#### Prompt
Starting at the first line of the listing below, repeat each line up to and including the one containing "(cout) at (218,446);". Leave out pictures.

#### Extracted material
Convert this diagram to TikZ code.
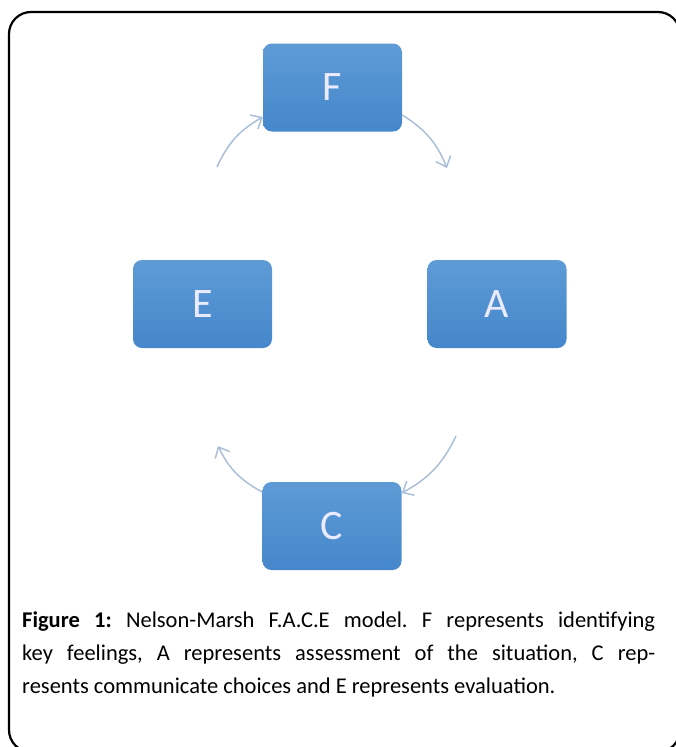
\documentclass[tikz,border=0pt]{standalone}
\usepackage{fontspec}
\setmainfont{Carlito}
\usetikzlibrary{arrows.meta}
\tikzset {>={Straight Barb[length=9pt,width=16pt,line width=1.5pt]}}
\definecolor{boxtop}{HTML}{5E9BD6}
\definecolor{boxbot}{HTML}{4587CB}
\definecolor{arrowcol}{HTML}{ABBFD8}
\tikzset{stage/.style={rounded corners=9pt,top color=boxtop,bottom color=boxbot,
    minimum width=139pt,minimum height=88pt,inner sep=0pt,
    text=white!92!blue,font=\fontsize{42}{42}\selectfont},
  cycle/.style={->,draw=arrowcol,line width=1.5pt}}

\begin{document}
\begin{tikzpicture}[x=1pt,y=-1pt]
\useasboundingbox (0,0) rectangle (676,747);
\draw[line width=2.2pt,rounded corners=22pt] (9,12) rectangle (680,752);

\node[stage] (F) at (332.5,87.5) {F};
\node[stage] (E) at (202.5,304) {E};
\node[stage] (A) at (497,304) {A};
\node[stage] (C) at (332,526) {C};

\coordinate (fin) at (217,167);
\coordinate (fout) at (447,168);
\coordinate (cin) at (456,436);
\coordinate (cout) at (218,446);

\draw[cycle] (fin) to[bend left=18] (F.south west |- 0,117);
\draw[cycle] (F.south east |- 0,115) to[bend left=18] (fout);
\draw[cycle] (cin) to[bend left=18] (C.north east |- 0,493);
\draw[cycle] (C.north west |- 0,492) to[bend left=18] (cout);

\node[anchor=north west,text width=633pt,align=justify,inner sep=0pt,
  font=\fontsize{22.5}{33}\selectfont\frenchspacing] (cap) at (22,612)
  {\textbf{Figure 1:} Nelson-Marsh F.A.C.E model. F represents identifying\linebreak
   key feelings, A represents assessment of the situation, C rep-\linebreak
   resents communicate choices and E represents evaluation.};
\end{tikzpicture}
\end{document}
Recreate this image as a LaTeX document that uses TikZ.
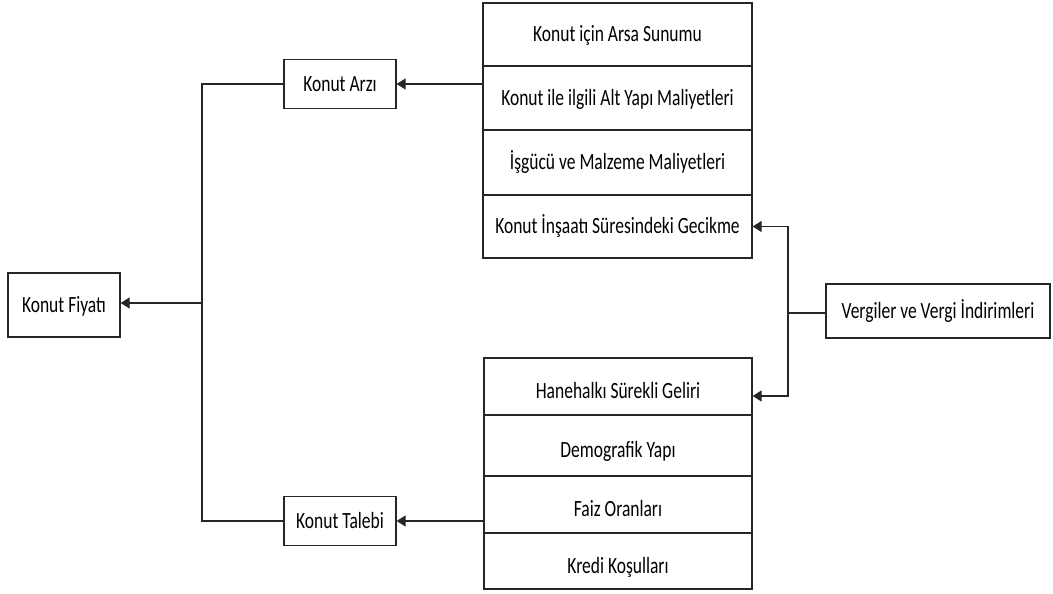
\documentclass[tikz,border=0pt]{standalone}
\usepackage{graphicx}
\usepackage{fontspec}
\setmainfont{Carlito}
\usetikzlibrary{arrows.meta}
\newcommand\talltext[1]{\scalebox{1}[1.33]{#1}}
\tikzset{
  box/.style={draw=black!85, line width=1.3pt, rectangle, inner sep=0pt,
    font=\fontsize{17.5}{20}\selectfont, text height=15pt, text depth=0pt, align=center},
  lowbox/.style={box, text height=25pt},
  conn/.style={draw=black!85, line width=1.3pt},
  arr/.style={conn, -{Triangle[length=9pt,width=11pt]}}
}
\begin{document}
\begin{tikzpicture}[x=1pt,y=1pt]
\useasboundingbox (0,0) rectangle (1053,594);
% left side
\node[box, minimum width=112, minimum height=64] (fiyat) at (64,289) {\talltext{Konut Fiyatı}};
\node[box, minimum width=112, minimum height=49] (arz) at (340,510) {\talltext{Konut Arzı}};
\node[box, minimum width=112, minimum height=49] (talep) at (340,73) {\talltext{Konut Talebi}};
% upper stack
\node[box, minimum width=269, minimum height=63] (u1) at (617.5,559.5) {\talltext{Konut için Arsa Sunumu}};
\node[box, minimum width=269, minimum height=64] (u2) at (617.5,496) {\talltext{Konut ile ilgili Alt Yapı Maliyetleri}};
\node[box, minimum width=269, minimum height=65] (u3) at (617.5,431.5) {\talltext{İşgücü ve Malzeme Maliyetleri}};
\node[box, minimum width=269, minimum height=63] (u4) at (617.5,367.5) {\talltext{Konut İnşaatı Süresindeki Gecikme}};
% lower stack
\node[lowbox, minimum width=268, minimum height=57] (l1) at (618,207.5) {\talltext{Hanehalkı Sürekli Geliri}};
\node[lowbox, minimum width=268, minimum height=61] (l2) at (618,148.5) {\talltext{Demografik Yapı}};
\node[lowbox, minimum width=268, minimum height=57] (l3) at (618,89.5) {\talltext{Faiz Oranları}};
\node[lowbox, minimum width=268, minimum height=56] (l4) at (618,33) {\talltext{Kredi Koşulları}};
% right box
\node[box, minimum width=224, minimum height=54] (verg) at (938,283) {\talltext{Vergiler ve Vergi İndirimleri}};
% connectors
\draw[arr] (u2.west |- arz.east) -- (arz.east);
\draw[arr] (l3.west |- talep.east) -- (talep.east);
\coordinate (ft) at (202,291);
\draw[conn] (arz.west) -| (ft);
\draw[conn] (talep.west) -| (ft);
\draw[arr] (ft) -- (ft -| fiyat.east);
\coordinate (vtop) at (788,367.5);
\coordinate (vmid) at (788,281);
\coordinate (vbot) at (788,198);
\draw[conn] (verg.west |- vmid) -- (vmid);
\draw[arr] (vmid) -- (vtop) -- (u4.east);
\draw[arr] (vmid) -- (vbot) -- (vbot -| l1.east);
\end{tikzpicture}
\end{document}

#### In response
Convert this diagram to TikZ code.
\documentclass[tikz,border=0pt]{standalone}
\usepackage{fontspec}
\setmainfont{Carlito}
\usetikzlibrary{arrows.meta}
\tikzset {>={Straight Barb[length=9pt,width=16pt,line width=1.5pt]}}
\definecolor{boxtop}{HTML}{5E9BD6}
\definecolor{boxbot}{HTML}{4587CB}
\definecolor{arrowcol}{HTML}{ABBFD8}
\tikzset{stage/.style={rounded corners=9pt,top color=boxtop,bottom color=boxbot,
    minimum width=139pt,minimum height=88pt,inner sep=0pt,
    text=white!92!blue,font=\fontsize{42}{42}\selectfont},
  cycle/.style={->,draw=arrowcol,line width=1.5pt}}

\begin{document}
\begin{tikzpicture}[x=1pt,y=-1pt]
\useasboundingbox (0,0) rectangle (676,747);
\draw[line width=2.2pt,rounded corners=22pt] (9,12) rectangle (680,752);

\node[stage] (F) at (332.5,87.5) {F};
\node[stage] (E) at (202.5,304) {E};
\node[stage] (A) at (497,304) {A};
\node[stage] (C) at (332,526) {C};

\coordinate (fin) at (217,167);
\coordinate (fout) at (447,168);
\coordinate (cin) at (456,436);
\coordinate (cout) at (218,446);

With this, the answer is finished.